Adam Ozimek, pulling a partial Bryan Caplan in Some non-answers on population ethics:
In this model of the world there is only resources, and they are directly consumed. Imagine, for instance, if your two people with two living children have a third child whose inventions increase the efficiency of solar power by 1%, or increases grain yields, or leads to a new low cost recycling technique. This person coming into existence has clearly increased the amount of output than can be created with the resources on earth. The way Population Matters has formulated the problem of scarcity only makes sense if… well, if you’re determined for some reason to try and argue that more population is a really bad thing.

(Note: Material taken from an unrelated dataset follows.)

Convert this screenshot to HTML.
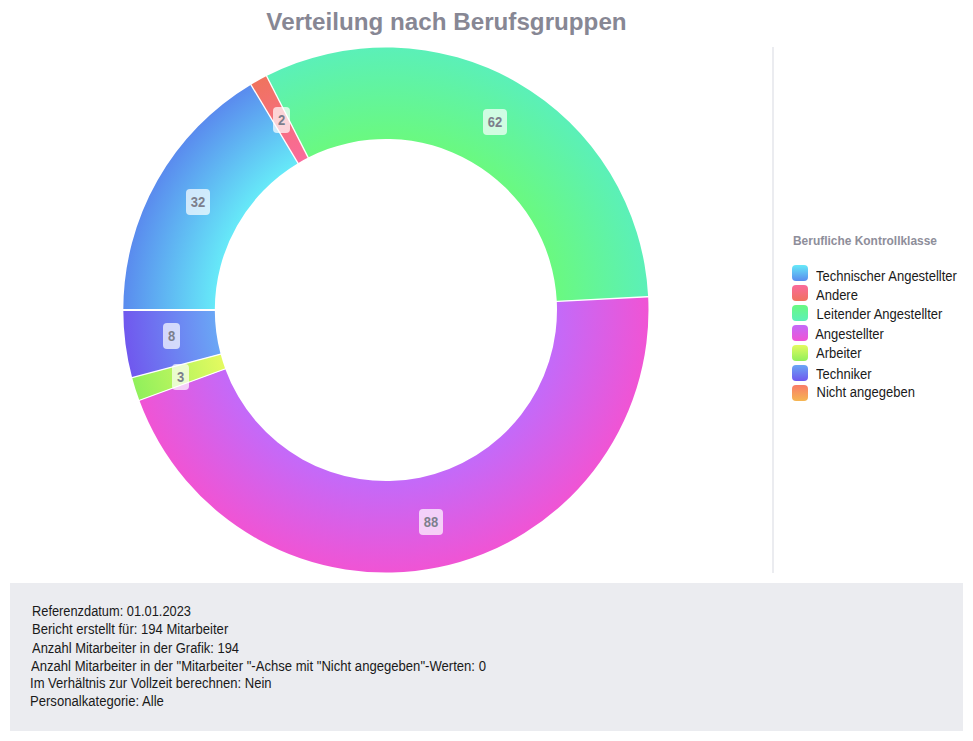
<!DOCTYPE html>
<html><head><meta charset="utf-8"><style>
html,body{margin:0;padding:0;background:#fff;width:973px;height:741px;overflow:hidden;position:relative;font-family:"Liberation Sans",sans-serif}
.title{position:absolute;left:0;top:8px;width:893px;text-align:center;font-weight:bold;font-size:24px;line-height:28px;color:#878794;white-space:nowrap;transform:scaleX(1.008);transform-origin:446px 0}
.donut{position:absolute;left:0;top:0}
.lbl{font-family:"Liberation Sans",sans-serif;font-weight:bold;font-size:13px;fill:#7C7F8C}
.vline{position:absolute;left:772px;top:47px;width:2px;height:526px;background:#EBECF0}
.ltitle{position:absolute;left:793px;top:231px;font-weight:bold;font-size:12px;line-height:20px;color:#8E8E9A;white-space:nowrap;transform:scale(0.995,1.1);transform-origin:0 14px}
.sw{position:absolute;left:792px;width:16px;height:16px;border-radius:4px}
.lt{position:absolute;left:816px;font-size:13px;line-height:20px;color:#1a1a1a;white-space:nowrap;transform:scaleY(1.06);transform-origin:0 14px}
.info{position:absolute;left:10px;top:583px;width:953px;height:148px;background:#EBECF0}
.il{position:absolute;font-size:13px;line-height:20px;color:#1a1a1a;white-space:nowrap;transform-origin:0 14px}
</style></head><body>
<div class="title">Verteilung nach Berufsgruppen</div>
<svg class="donut" width="973" height="741" viewBox="0 0 973 741">
<defs><radialGradient id="g0" gradientUnits="userSpaceOnUse" cx="385.9" cy="310.0" r="262.6"><stop offset="0.6516" stop-color="#66E9F8"/><stop offset="1" stop-color="#5A8BEE"/></radialGradient><radialGradient id="g1" gradientUnits="userSpaceOnUse" cx="385.9" cy="310.0" r="262.6"><stop offset="0.6516" stop-color="#FA6A9C"/><stop offset="1" stop-color="#F0735E"/></radialGradient><radialGradient id="g2" gradientUnits="userSpaceOnUse" cx="385.9" cy="310.0" r="262.6"><stop offset="0.6516" stop-color="#6AF980"/><stop offset="1" stop-color="#5BF0B8"/></radialGradient><radialGradient id="g3" gradientUnits="userSpaceOnUse" cx="385.9" cy="310.0" r="262.6"><stop offset="0.6516" stop-color="#C36AF9"/><stop offset="1" stop-color="#F054D4"/></radialGradient><radialGradient id="g4" gradientUnits="userSpaceOnUse" cx="385.9" cy="310.0" r="262.6"><stop offset="0.6516" stop-color="#E4FA60"/><stop offset="1" stop-color="#90F05C"/></radialGradient><radialGradient id="g5" gradientUnits="userSpaceOnUse" cx="385.9" cy="310.0" r="262.6"><stop offset="0.6516" stop-color="#6AA6F5"/><stop offset="1" stop-color="#7058EE"/></radialGradient></defs>
<path d="M123.30,310.00A262.6,262.6 0 0 1 250.95,84.73L297.97,163.22A171.1,171.1 0 0 0 214.80,310.00Z" fill="url(#g0)"/>
<path d="M250.95,84.73A262.6,262.6 0 0 1 266.60,76.06L308.17,157.58A171.1,171.1 0 0 0 297.97,163.22Z" fill="url(#g1)"/>
<path d="M266.60,76.06A262.6,262.6 0 0 1 648.16,296.72L556.78,301.35A171.1,171.1 0 0 0 308.17,157.58Z" fill="url(#g2)"/>
<path d="M648.16,296.72A262.6,262.6 0 0 1 139.34,400.36L225.25,368.88A171.1,171.1 0 0 0 556.78,301.35Z" fill="url(#g3)"/>
<path d="M139.34,400.36A262.6,262.6 0 0 1 132.16,377.65L220.58,354.08A171.1,171.1 0 0 0 225.25,368.88Z" fill="url(#g4)"/>
<path d="M132.16,377.65A262.6,262.6 0 0 1 123.30,310.00L214.80,310.00A171.1,171.1 0 0 0 220.58,354.08Z" fill="url(#g5)"/>
<rect x="110" y="309" width="120" height="2" fill="#fff"/>
<line x1="300.03" y1="166.65" x2="248.90" y2="81.30" stroke="#fff" stroke-width="1.3"/>
<line x1="309.98" y1="161.14" x2="264.78" y2="72.50" stroke="#fff" stroke-width="1.3"/>
<line x1="552.79" y1="301.55" x2="652.16" y2="296.52" stroke="#fff" stroke-width="1.3"/>
<line x1="229.01" y1="367.50" x2="135.58" y2="401.74" stroke="#fff" stroke-width="1.3"/>
<line x1="224.44" y1="353.05" x2="128.30" y2="378.68" stroke="#fff" stroke-width="1.3"/>
<rect x="186" y="189" width="24" height="26" rx="4" fill="#fff" fill-opacity="0.7"/>
<text transform="translate(198.00,207) scale(1,1.1)" text-anchor="middle" class="lbl">32</text>
<rect x="273" y="107" width="17" height="26" rx="4" fill="#fff" fill-opacity="0.7"/>
<text transform="translate(281.50,125) scale(1,1.1)" text-anchor="middle" class="lbl">2</text>
<rect x="483" y="109" width="24" height="26" rx="4" fill="#fff" fill-opacity="0.7"/>
<text transform="translate(495.00,127) scale(1,1.1)" text-anchor="middle" class="lbl">62</text>
<rect x="419" y="509" width="24" height="26" rx="4" fill="#fff" fill-opacity="0.7"/>
<text transform="translate(431.00,527) scale(1,1.1)" text-anchor="middle" class="lbl">88</text>
<rect x="172" y="364" width="17" height="26" rx="4" fill="#fff" fill-opacity="0.7"/>
<text transform="translate(180.50,382) scale(1,1.1)" text-anchor="middle" class="lbl">3</text>
<rect x="163" y="323" width="17" height="26" rx="4" fill="#fff" fill-opacity="0.7"/>
<text transform="translate(171.50,341) scale(1,1.1)" text-anchor="middle" class="lbl">8</text>
</svg>
<div class="vline"></div>
<div class="ltitle">Berufliche Kontrollklasse</div>
<div class="sw" style="top:265px;background:linear-gradient(#66E9F8,#5A8BEE)"></div>
<div class="lt" style="top:267.0px;left:816px">Technischer Angestellter</div>
<div class="sw" style="top:285px;background:linear-gradient(#FA6A9C,#F0735E)"></div>
<div class="lt" style="top:286.0px;left:816px">Andere</div>
<div class="sw" style="top:305px;background:linear-gradient(#6AF980,#5BF0B8)"></div>
<div class="lt" style="top:305.4px;left:816.6px">Leitender Angestellter</div>
<div class="sw" style="top:325px;background:linear-gradient(#C36AF9,#F054D4)"></div>
<div class="lt" style="top:325.3px;left:815.2px">Angestellter</div>
<div class="sw" style="top:345px;background:linear-gradient(#E4FA60,#90F05C)"></div>
<div class="lt" style="top:344.2px;left:816px">Arbeiter</div>
<div class="sw" style="top:365px;background:linear-gradient(#6AA6F5,#7058EE)"></div>
<div class="lt" style="top:365.0px;left:816px">Techniker</div>
<div class="sw" style="top:385px;background:linear-gradient(#F97C69,#F5B652)"></div>
<div class="lt" style="top:383.0px;left:816.6px">Nicht angegeben</div>
<div class="info"></div>
<div class="il" style="top:602.0px;left:32.4px;transform:scale(0.986,1.06)">Referenzdatum: 01.01.2023</div>
<div class="il" style="top:620.0px;left:31.7px;transform:scale(1.006,1.06)">Bericht erstellt für: 194 Mitarbeiter</div>
<div class="il" style="top:638.5px;left:32.2px;transform:scale(0.995,1.06)">Anzahl Mitarbeiter in der Grafik: 194</div>
<div class="il" style="top:656.7px;left:31px;transform:scale(1.007,1.06)">Anzahl Mitarbeiter in der &quot;Mitarbeiter &quot;-Achse mit &quot;Nicht angegeben&quot;-Werten: 0</div>
<div class="il" style="top:674.0px;left:30.4px;transform:scale(1.004,1.06)">Im Verhältnis zur Vollzeit berechnen: Nein</div>
<div class="il" style="top:692.0px;left:30.4px;transform:scale(1.007,1.06)">Personalkategorie: Alle</div>
</body></html>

My comment to Ozimek is a rehash of my questions for Bryan Caplan:
Both you and Bryan Caplan seem willing to trade off very uncertain, speculative, indirect effects (inventions, etc.) of population against the direct, quite certain physical effects. Why do speculative positive effects matter more than definite negative effects? Or do you think the negative effects are somehow themselves speculative? Is the reality of scarcity of important stuff really in question?Also, your connection between having the third child and inventions seems to imply causation from population to nice inventions (which Caplan also assumes). What evidence supports the theory that population drives innovation in a significant, reliable way? It seems the global distribution of both innovation and population would call that relationship into doubt...Just looking at the distribution of patents or Nobel prizes, it seems there are dozens of variables that correlate better with these than population. Are you talking U.S. only, or is this also supposed to apply to Brazil and China and Kenya and India and Israel equally?